_Source excerpt_:
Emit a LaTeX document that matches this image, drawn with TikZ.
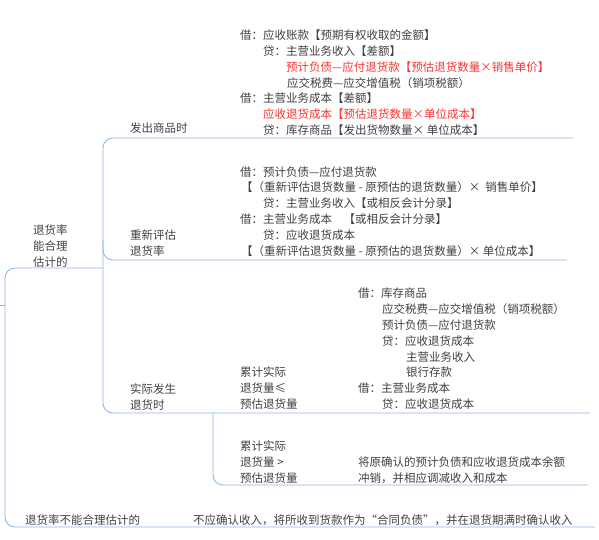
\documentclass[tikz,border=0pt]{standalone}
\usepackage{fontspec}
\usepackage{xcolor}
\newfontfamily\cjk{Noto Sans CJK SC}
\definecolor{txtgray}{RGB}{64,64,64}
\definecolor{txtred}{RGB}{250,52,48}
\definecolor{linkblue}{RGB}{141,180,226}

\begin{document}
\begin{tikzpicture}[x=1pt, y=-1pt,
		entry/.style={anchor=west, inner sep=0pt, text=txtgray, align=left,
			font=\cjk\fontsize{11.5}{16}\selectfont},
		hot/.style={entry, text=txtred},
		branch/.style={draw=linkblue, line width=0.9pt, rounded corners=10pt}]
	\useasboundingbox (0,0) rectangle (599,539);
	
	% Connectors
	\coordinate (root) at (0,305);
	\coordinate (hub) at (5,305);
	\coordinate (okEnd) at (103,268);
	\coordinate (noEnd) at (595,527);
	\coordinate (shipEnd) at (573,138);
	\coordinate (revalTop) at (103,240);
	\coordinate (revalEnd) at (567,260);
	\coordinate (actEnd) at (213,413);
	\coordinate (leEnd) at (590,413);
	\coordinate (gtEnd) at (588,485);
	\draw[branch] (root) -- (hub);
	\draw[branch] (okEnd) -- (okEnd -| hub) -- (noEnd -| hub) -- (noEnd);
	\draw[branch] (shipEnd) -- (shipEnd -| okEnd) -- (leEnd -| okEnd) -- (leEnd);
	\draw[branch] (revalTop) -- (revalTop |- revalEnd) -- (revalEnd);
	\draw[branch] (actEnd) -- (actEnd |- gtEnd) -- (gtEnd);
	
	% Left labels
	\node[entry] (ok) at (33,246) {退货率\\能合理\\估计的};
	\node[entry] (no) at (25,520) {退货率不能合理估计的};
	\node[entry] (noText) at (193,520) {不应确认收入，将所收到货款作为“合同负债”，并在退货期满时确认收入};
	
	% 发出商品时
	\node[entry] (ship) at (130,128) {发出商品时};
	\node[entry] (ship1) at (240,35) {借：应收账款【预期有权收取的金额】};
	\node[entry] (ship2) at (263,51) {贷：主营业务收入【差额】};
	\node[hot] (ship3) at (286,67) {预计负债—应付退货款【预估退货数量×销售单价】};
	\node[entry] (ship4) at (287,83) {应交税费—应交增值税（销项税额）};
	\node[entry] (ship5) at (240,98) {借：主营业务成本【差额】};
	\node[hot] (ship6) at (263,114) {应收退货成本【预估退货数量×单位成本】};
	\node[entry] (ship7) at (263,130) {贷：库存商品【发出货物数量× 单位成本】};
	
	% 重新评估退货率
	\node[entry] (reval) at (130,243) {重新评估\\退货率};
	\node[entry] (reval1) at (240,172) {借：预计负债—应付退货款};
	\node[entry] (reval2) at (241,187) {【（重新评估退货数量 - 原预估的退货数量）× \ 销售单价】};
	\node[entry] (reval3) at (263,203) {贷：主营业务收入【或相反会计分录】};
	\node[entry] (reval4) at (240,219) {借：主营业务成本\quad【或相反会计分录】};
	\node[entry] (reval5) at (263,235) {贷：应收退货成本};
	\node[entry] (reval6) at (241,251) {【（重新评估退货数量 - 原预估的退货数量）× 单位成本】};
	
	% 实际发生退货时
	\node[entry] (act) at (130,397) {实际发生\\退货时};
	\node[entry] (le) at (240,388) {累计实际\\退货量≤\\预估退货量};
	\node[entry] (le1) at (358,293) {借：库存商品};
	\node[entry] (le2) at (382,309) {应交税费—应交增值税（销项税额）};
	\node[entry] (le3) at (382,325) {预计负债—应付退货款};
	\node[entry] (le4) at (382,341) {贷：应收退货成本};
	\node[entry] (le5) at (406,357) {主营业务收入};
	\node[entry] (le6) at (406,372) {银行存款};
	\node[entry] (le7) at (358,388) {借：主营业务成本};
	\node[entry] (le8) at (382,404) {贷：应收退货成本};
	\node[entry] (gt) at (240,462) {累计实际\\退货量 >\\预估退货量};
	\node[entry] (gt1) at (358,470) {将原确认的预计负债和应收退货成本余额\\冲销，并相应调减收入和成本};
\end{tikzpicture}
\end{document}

_Your objective_: Write out exactly the opening lines of the data, stopping after the line that holds "(0,0) rectangle (599,539);". Exclude pictures.

_Exercise solution_:
Emit a LaTeX document that matches this image, drawn with TikZ.
\documentclass[tikz,border=0pt]{standalone}
\usepackage{fontspec}
\usepackage{xcolor}
\newfontfamily\cjk{Noto Sans CJK SC}
\definecolor{txtgray}{RGB}{64,64,64}
\definecolor{txtred}{RGB}{250,52,48}
\definecolor{linkblue}{RGB}{141,180,226}

\begin{document}
\begin{tikzpicture}[x=1pt, y=-1pt,
		entry/.style={anchor=west, inner sep=0pt, text=txtgray, align=left,
			font=\cjk\fontsize{11.5}{16}\selectfont},
		hot/.style={entry, text=txtred},
		branch/.style={draw=linkblue, line width=0.9pt, rounded corners=10pt}]
	\useasboundingbox (0,0) rectangle (599,539);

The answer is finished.